Task statement: Reproduce exactly the lines from the line with "Write the matplotlib code for this chart." through the line with "from matplotlib.transforms import", both included, and no other lines.

Task input:

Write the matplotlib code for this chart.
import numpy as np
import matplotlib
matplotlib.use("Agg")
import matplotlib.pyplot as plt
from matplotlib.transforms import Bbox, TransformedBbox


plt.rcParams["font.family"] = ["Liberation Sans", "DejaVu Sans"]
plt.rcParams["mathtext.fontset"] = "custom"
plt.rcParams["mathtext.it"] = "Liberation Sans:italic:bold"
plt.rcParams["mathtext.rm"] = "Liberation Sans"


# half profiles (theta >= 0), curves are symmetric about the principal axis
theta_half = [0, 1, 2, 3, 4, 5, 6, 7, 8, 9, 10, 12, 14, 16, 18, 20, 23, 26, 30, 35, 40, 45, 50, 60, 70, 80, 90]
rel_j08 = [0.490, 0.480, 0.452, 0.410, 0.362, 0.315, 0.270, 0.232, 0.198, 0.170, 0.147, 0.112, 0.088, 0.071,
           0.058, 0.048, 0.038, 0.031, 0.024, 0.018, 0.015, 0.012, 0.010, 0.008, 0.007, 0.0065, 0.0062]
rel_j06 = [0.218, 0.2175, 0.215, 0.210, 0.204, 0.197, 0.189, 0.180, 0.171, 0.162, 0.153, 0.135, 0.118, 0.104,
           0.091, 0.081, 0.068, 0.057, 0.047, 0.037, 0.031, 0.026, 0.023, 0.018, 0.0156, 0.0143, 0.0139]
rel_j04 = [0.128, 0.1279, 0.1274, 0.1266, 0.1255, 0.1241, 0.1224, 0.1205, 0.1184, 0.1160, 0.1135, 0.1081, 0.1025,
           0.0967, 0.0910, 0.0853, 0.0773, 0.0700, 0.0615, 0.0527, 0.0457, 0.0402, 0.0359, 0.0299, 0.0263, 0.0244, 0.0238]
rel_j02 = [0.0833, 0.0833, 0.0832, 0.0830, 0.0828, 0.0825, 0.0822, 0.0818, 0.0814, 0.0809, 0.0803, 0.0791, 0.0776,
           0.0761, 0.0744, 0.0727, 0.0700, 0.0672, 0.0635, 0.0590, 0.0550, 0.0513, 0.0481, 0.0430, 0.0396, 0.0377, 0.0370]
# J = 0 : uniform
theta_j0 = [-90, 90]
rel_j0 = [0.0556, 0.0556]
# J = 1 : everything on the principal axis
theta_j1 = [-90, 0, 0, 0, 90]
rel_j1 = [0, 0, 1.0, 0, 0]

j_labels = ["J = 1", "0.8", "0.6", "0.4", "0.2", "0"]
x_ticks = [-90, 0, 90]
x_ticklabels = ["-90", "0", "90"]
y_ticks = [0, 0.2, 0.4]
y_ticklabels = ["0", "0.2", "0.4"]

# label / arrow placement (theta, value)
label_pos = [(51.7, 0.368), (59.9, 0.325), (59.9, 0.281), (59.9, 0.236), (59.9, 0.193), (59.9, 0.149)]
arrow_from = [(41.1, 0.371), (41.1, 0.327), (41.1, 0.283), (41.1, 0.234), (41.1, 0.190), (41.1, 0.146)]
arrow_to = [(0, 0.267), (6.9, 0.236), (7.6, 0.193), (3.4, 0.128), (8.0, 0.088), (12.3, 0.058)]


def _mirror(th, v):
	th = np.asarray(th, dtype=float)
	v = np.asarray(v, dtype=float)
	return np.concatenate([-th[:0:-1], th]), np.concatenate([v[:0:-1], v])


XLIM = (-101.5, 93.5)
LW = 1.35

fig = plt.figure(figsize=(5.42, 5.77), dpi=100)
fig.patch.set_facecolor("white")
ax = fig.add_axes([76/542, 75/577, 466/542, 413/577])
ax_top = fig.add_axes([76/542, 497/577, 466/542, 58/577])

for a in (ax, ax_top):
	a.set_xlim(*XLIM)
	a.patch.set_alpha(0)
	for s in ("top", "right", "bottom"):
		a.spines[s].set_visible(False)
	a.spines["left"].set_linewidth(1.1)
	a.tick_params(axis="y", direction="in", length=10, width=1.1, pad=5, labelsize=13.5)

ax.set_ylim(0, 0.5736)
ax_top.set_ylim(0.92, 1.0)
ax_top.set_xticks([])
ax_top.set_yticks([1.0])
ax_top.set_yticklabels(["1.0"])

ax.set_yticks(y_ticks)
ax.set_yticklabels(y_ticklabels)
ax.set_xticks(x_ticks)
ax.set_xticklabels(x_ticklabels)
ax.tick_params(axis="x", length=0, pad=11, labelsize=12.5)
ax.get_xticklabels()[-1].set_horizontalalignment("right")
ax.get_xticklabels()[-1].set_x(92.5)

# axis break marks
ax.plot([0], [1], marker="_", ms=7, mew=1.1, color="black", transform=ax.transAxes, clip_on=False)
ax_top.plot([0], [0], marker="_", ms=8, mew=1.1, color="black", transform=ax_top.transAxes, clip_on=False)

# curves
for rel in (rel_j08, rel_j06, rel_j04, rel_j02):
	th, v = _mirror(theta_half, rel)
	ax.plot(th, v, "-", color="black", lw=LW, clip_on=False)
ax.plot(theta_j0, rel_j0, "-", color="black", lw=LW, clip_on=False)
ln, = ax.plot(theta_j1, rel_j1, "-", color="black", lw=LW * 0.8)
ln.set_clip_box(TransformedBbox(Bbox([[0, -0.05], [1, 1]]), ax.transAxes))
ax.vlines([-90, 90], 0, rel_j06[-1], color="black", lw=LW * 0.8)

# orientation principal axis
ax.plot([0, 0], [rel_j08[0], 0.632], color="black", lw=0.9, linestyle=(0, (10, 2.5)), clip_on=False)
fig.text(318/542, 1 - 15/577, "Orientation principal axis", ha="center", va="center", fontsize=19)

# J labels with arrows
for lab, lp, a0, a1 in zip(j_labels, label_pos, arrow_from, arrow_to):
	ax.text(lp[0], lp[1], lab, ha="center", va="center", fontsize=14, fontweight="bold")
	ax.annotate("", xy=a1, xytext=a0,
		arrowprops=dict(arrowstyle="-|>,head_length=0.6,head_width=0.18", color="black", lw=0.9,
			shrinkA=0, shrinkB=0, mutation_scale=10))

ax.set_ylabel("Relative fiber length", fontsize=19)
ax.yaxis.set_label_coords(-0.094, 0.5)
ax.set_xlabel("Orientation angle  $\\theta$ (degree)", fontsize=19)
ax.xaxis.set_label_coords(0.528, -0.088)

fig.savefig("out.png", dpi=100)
...
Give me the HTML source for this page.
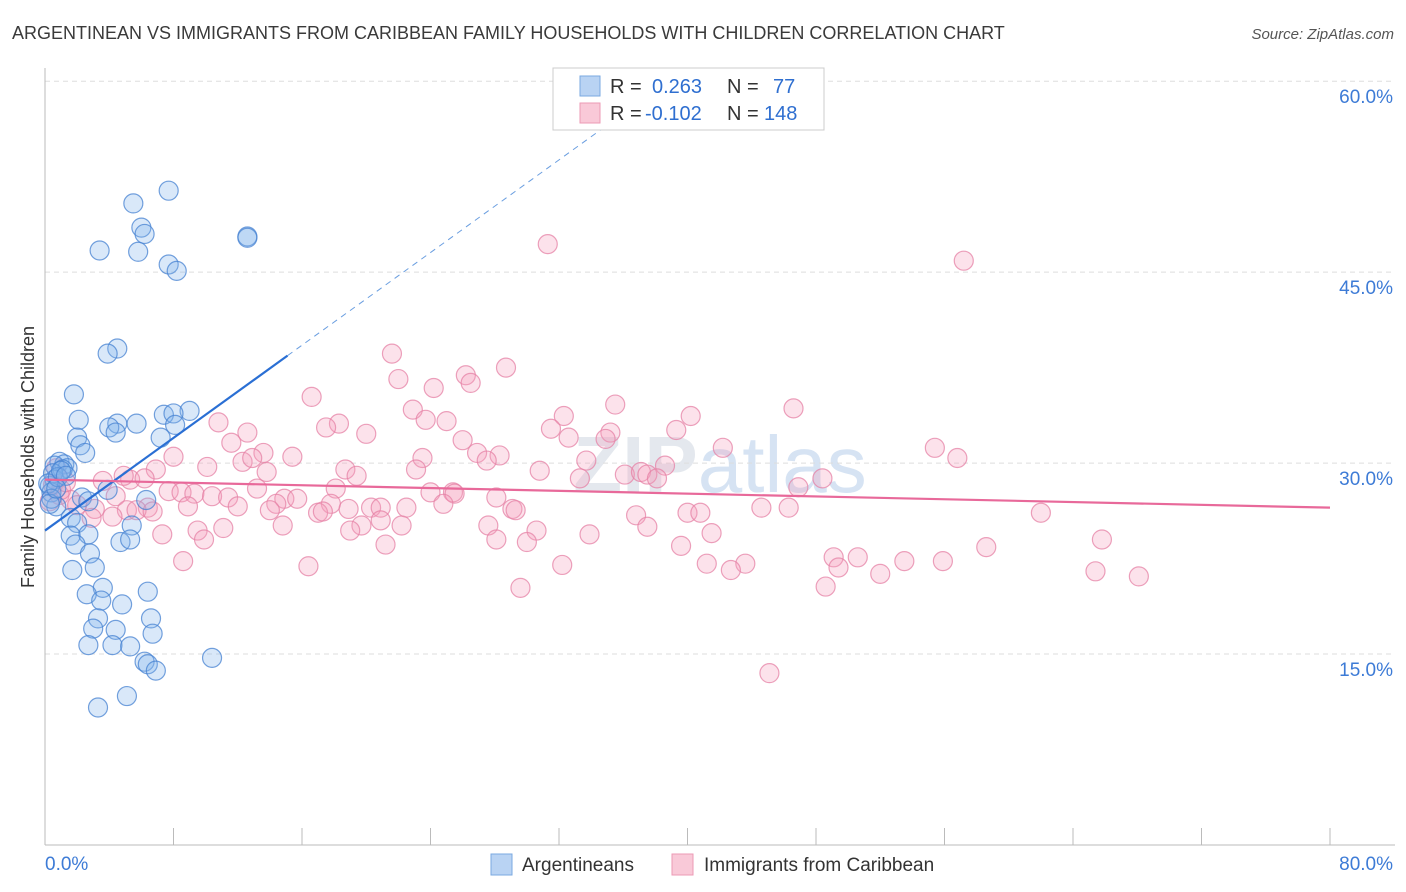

Answer:
Write the matplotlib code for this chart.
import numpy as np
import matplotlib
matplotlib.use("Agg")
import matplotlib.pyplot as plt
from matplotlib.transforms import Bbox, TransformedBbox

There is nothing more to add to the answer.